### Problem to solve
For the entries below, copy exactly the line that contains "Emit a Python" through the line that contains "return [round(k *", both ends included, and exclude all pictures.

### Data entries

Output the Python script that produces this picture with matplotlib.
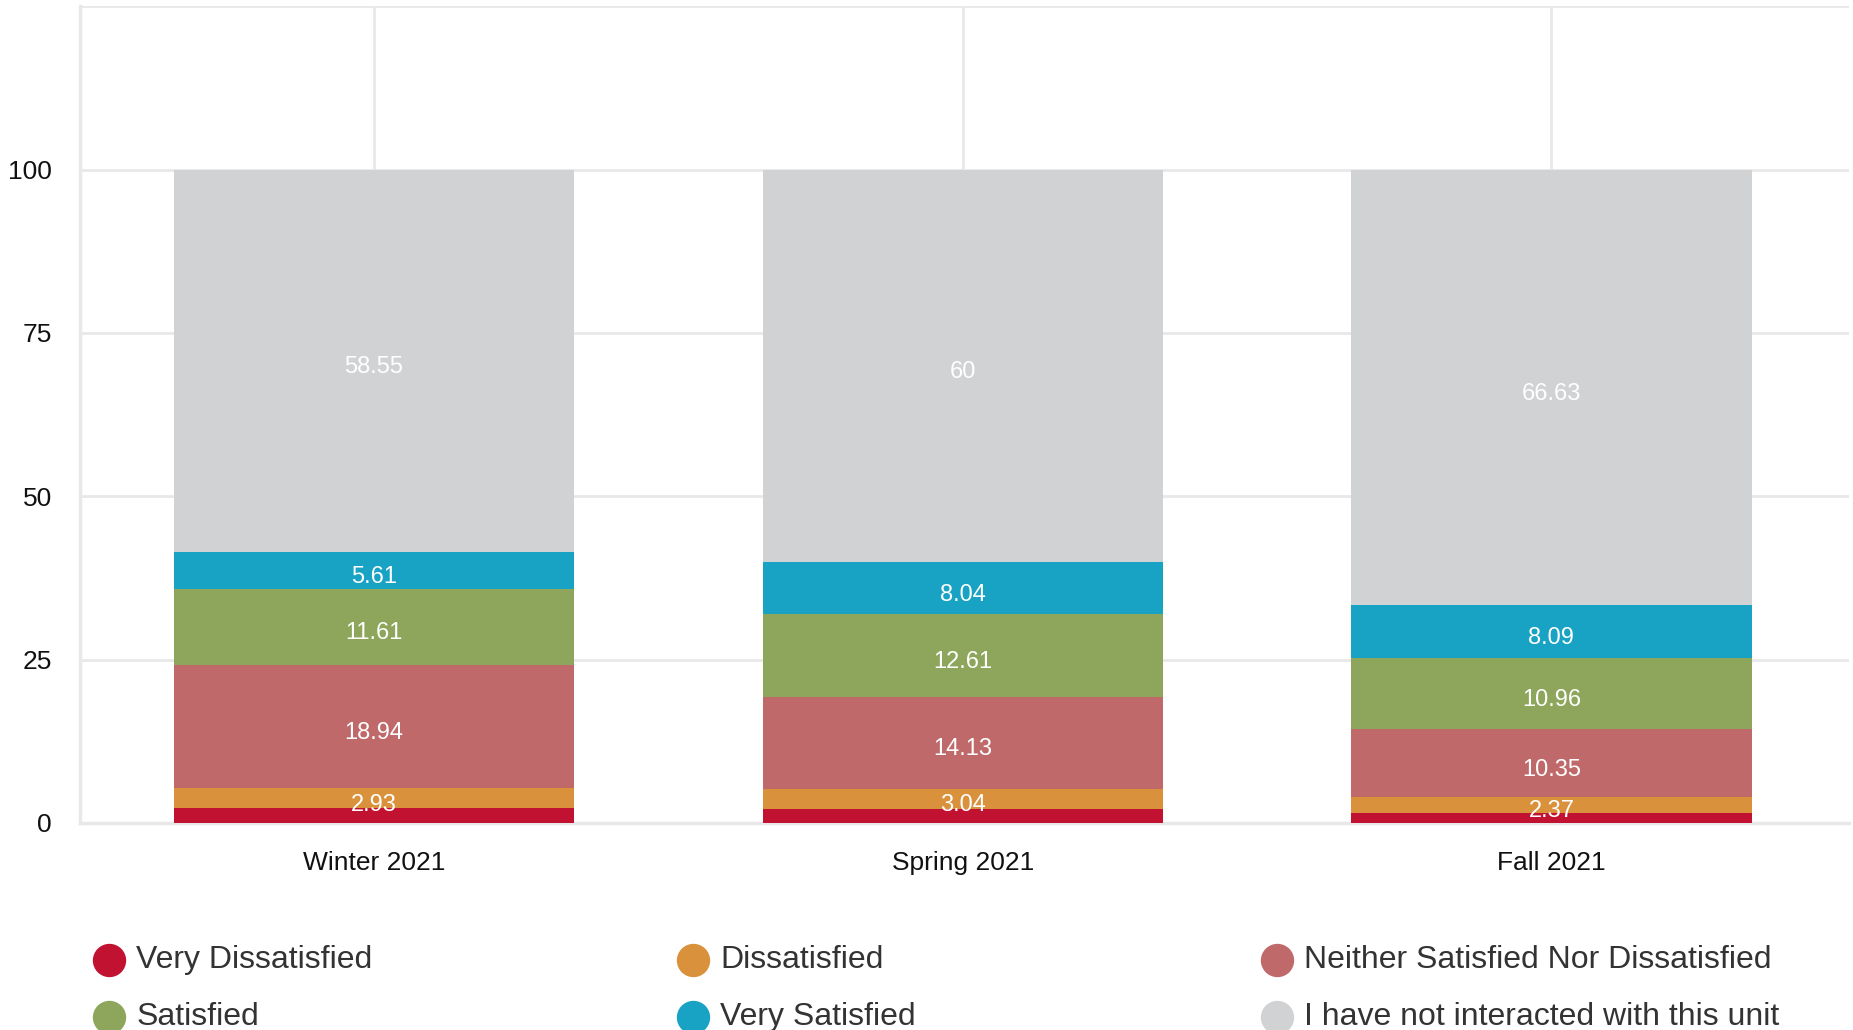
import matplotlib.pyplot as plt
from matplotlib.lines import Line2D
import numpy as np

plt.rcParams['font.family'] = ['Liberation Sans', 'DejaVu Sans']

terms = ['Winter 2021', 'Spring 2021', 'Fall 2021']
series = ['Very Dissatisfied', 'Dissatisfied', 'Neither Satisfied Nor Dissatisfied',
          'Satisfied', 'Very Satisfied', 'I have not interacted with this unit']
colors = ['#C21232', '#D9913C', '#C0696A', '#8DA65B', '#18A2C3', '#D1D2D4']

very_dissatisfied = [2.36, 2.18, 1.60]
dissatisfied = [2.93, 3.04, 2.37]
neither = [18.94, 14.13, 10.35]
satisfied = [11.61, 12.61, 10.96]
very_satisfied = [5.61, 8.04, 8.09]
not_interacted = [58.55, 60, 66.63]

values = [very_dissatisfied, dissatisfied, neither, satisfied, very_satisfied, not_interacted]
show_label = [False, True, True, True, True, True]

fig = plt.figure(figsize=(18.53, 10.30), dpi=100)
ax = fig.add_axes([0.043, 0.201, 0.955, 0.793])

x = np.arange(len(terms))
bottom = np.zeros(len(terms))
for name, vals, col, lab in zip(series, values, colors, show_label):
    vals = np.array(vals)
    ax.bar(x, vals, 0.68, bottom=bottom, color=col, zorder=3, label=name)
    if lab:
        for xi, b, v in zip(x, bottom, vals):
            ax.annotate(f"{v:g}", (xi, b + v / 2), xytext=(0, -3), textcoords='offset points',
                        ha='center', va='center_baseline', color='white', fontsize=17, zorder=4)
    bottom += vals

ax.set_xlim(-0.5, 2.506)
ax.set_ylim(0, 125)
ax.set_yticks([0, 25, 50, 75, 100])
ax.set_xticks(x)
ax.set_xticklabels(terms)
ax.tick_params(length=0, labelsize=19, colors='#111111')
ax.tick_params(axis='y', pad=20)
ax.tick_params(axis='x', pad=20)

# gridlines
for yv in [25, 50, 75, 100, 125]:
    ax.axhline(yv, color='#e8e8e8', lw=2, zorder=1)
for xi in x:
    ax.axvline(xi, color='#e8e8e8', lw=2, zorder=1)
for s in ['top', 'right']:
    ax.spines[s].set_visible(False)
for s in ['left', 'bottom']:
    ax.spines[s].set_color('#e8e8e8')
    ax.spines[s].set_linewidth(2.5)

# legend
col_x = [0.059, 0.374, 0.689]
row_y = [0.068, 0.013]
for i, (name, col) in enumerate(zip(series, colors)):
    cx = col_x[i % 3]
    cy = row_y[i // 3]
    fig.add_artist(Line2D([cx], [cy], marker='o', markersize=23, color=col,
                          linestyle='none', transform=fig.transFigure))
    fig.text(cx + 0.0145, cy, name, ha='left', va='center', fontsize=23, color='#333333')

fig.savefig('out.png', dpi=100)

* * *

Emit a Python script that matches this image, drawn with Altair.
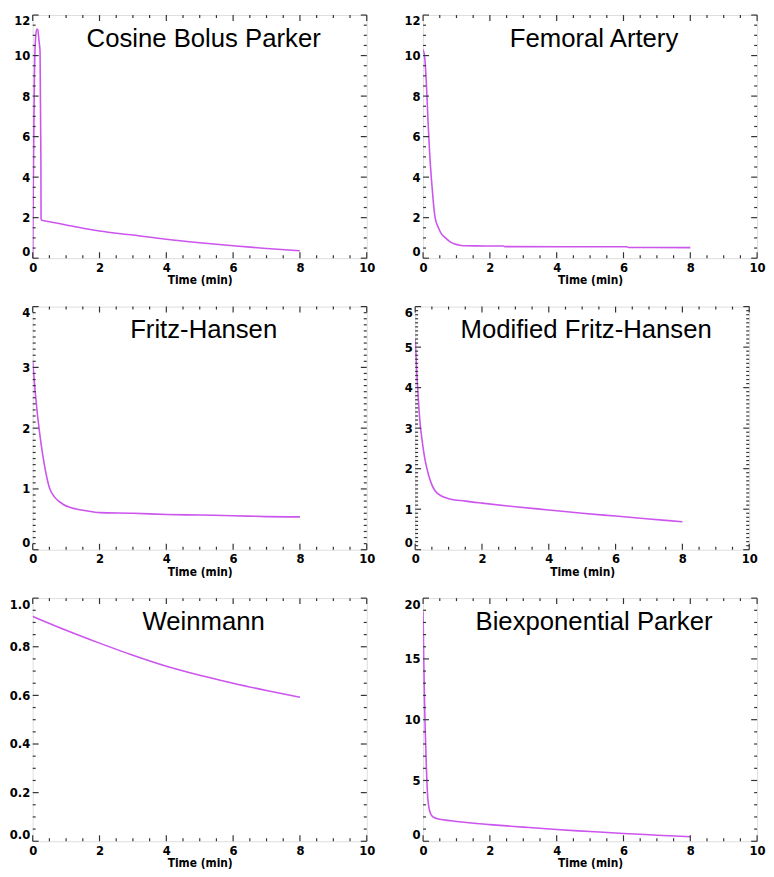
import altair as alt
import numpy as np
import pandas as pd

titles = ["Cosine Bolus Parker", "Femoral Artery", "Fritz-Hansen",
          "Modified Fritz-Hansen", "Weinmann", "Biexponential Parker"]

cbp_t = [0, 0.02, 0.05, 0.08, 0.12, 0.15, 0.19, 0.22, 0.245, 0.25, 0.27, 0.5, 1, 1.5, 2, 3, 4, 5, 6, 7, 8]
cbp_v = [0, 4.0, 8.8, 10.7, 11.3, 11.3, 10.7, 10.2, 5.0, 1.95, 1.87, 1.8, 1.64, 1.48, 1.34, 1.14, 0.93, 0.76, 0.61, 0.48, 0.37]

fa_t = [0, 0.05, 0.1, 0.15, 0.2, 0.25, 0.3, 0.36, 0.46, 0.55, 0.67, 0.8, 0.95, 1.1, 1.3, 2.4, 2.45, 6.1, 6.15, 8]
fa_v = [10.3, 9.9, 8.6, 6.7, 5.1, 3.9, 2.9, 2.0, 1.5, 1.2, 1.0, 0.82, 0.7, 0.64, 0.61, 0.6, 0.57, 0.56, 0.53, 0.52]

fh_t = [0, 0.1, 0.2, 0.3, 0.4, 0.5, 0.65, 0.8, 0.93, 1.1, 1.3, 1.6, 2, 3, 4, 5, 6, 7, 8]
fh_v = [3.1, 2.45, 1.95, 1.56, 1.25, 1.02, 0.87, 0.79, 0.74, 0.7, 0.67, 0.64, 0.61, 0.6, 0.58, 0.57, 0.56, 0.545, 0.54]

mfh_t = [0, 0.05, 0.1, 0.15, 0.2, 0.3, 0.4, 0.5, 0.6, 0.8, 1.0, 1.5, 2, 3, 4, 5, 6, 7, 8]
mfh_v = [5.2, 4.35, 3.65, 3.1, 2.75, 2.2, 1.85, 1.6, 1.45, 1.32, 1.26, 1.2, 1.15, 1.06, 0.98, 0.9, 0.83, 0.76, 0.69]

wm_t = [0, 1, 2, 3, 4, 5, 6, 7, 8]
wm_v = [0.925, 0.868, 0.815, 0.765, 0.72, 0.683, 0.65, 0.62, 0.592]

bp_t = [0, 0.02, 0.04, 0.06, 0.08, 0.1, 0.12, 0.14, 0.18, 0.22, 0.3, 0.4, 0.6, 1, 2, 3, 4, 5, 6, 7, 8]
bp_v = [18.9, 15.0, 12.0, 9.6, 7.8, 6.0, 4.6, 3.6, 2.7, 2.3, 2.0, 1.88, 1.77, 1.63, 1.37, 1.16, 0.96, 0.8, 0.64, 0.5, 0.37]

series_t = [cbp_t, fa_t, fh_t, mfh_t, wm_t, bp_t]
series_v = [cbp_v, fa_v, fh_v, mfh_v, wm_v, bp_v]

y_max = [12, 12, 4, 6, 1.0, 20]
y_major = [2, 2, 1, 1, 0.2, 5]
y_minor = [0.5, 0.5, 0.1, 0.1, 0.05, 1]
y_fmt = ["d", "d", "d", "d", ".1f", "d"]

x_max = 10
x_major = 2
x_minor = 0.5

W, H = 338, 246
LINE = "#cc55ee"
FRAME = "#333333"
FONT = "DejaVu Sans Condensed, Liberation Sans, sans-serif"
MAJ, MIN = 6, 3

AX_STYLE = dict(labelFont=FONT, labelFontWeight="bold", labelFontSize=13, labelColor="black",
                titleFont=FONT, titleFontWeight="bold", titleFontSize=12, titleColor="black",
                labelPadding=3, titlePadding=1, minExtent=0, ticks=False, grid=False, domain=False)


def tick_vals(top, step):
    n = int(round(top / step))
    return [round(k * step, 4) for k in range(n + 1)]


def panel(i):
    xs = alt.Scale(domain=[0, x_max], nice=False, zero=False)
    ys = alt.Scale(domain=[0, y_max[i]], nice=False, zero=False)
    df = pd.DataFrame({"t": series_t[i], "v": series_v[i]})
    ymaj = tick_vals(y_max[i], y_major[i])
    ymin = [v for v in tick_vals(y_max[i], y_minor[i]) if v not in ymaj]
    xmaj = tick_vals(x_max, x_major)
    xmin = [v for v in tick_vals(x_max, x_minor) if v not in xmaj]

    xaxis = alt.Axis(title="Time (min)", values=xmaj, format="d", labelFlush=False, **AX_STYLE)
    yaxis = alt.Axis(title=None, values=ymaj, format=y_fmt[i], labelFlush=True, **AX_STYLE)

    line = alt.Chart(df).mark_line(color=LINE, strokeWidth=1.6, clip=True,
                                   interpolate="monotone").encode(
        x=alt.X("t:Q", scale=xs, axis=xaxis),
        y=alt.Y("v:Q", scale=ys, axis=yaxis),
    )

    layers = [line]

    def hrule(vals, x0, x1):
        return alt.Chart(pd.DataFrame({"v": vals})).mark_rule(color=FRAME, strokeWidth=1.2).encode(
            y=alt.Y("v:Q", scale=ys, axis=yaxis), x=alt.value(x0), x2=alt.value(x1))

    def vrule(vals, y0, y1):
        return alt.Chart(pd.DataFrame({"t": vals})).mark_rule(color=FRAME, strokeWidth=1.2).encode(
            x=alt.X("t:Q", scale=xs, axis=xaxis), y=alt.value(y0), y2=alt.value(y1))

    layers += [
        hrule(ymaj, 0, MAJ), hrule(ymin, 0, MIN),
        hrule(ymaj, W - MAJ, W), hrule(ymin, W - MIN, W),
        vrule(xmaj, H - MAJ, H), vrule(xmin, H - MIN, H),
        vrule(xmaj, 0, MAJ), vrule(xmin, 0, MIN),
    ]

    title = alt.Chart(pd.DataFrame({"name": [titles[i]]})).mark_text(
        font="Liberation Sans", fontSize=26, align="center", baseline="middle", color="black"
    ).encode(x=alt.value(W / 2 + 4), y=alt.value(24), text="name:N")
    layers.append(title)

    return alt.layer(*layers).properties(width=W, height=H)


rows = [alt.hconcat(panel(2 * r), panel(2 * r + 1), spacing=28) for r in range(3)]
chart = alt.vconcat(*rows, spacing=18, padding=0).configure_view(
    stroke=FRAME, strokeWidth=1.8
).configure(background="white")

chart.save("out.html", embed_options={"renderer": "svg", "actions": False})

--

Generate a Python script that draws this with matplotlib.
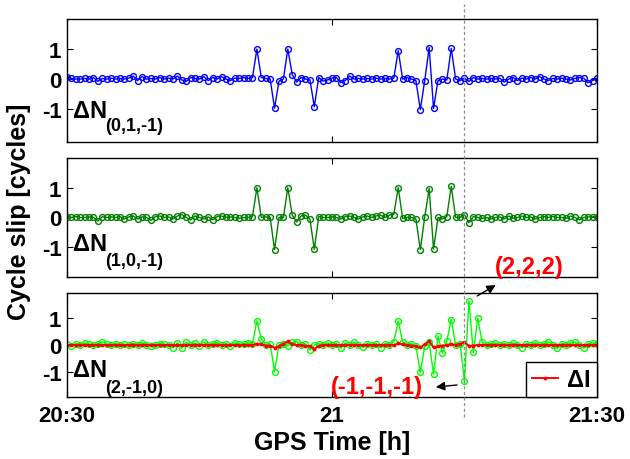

### Task result
Emit a Python script that matches this image, drawn with Altair.
import altair as alt
import numpy as np
import pandas as pd

titles = ["Cosine Bolus Parker", "Femoral Artery", "Fritz-Hansen",
          "Modified Fritz-Hansen", "Weinmann", "Biexponential Parker"]

cbp_t = [0, 0.02, 0.05, 0.08, 0.12, 0.15, 0.19, 0.22, 0.245, 0.25, 0.27, 0.5, 1, 1.5, 2, 3, 4, 5, 6, 7, 8]
cbp_v = [0, 4.0, 8.8, 10.7, 11.3, 11.3, 10.7, 10.2, 5.0, 1.95, 1.87, 1.8, 1.64, 1.48, 1.34, 1.14, 0.93, 0.76, 0.61, 0.48, 0.37]

fa_t = [0, 0.05, 0.1, 0.15, 0.2, 0.25, 0.3, 0.36, 0.46, 0.55, 0.67, 0.8, 0.95, 1.1, 1.3, 2.4, 2.45, 6.1, 6.15, 8]
fa_v = [10.3, 9.9, 8.6, 6.7, 5.1, 3.9, 2.9, 2.0, 1.5, 1.2, 1.0, 0.82, 0.7, 0.64, 0.61, 0.6, 0.57, 0.56, 0.53, 0.52]

fh_t = [0, 0.1, 0.2, 0.3, 0.4, 0.5, 0.65, 0.8, 0.93, 1.1, 1.3, 1.6, 2, 3, 4, 5, 6, 7, 8]
fh_v = [3.1, 2.45, 1.95, 1.56, 1.25, 1.02, 0.87, 0.79, 0.74, 0.7, 0.67, 0.64, 0.61, 0.6, 0.58, 0.57, 0.56, 0.545, 0.54]

mfh_t = [0, 0.05, 0.1, 0.15, 0.2, 0.3, 0.4, 0.5, 0.6, 0.8, 1.0, 1.5, 2, 3, 4, 5, 6, 7, 8]
mfh_v = [5.2, 4.35, 3.65, 3.1, 2.75, 2.2, 1.85, 1.6, 1.45, 1.32, 1.26, 1.2, 1.15, 1.06, 0.98, 0.9, 0.83, 0.76, 0.69]

wm_t = [0, 1, 2, 3, 4, 5, 6, 7, 8]
wm_v = [0.925, 0.868, 0.815, 0.765, 0.72, 0.683, 0.65, 0.62, 0.592]

bp_t = [0, 0.02, 0.04, 0.06, 0.08, 0.1, 0.12, 0.14, 0.18, 0.22, 0.3, 0.4, 0.6, 1, 2, 3, 4, 5, 6, 7, 8]
bp_v = [18.9, 15.0, 12.0, 9.6, 7.8, 6.0, 4.6, 3.6, 2.7, 2.3, 2.0, 1.88, 1.77, 1.63, 1.37, 1.16, 0.96, 0.8, 0.64, 0.5, 0.37]

series_t = [cbp_t, fa_t, fh_t, mfh_t, wm_t, bp_t]
series_v = [cbp_v, fa_v, fh_v, mfh_v, wm_v, bp_v]

y_max = [12, 12, 4, 6, 1.0, 20]
y_major = [2, 2, 1, 1, 0.2, 5]
y_minor = [0.5, 0.5, 0.1, 0.1, 0.05, 1]
y_fmt = ["d", "d", "d", "d", ".1f", "d"]

x_max = 10
x_major = 2
x_minor = 0.5

W, H = 338, 246
LINE = "#cc55ee"
FRAME = "#333333"
FONT = "DejaVu Sans Condensed, Liberation Sans, sans-serif"
MAJ, MIN = 6, 3

AX_STYLE = dict(labelFont=FONT, labelFontWeight="bold", labelFontSize=13, labelColor="black",
                titleFont=FONT, titleFontWeight="bold", titleFontSize=12, titleColor="black",
                labelPadding=3, titlePadding=1, minExtent=0, ticks=False, grid=False, domain=False)


def tick_vals(top, step):
    n = int(round(top / step))
    return [round(k * step, 4) for k in range(n + 1)]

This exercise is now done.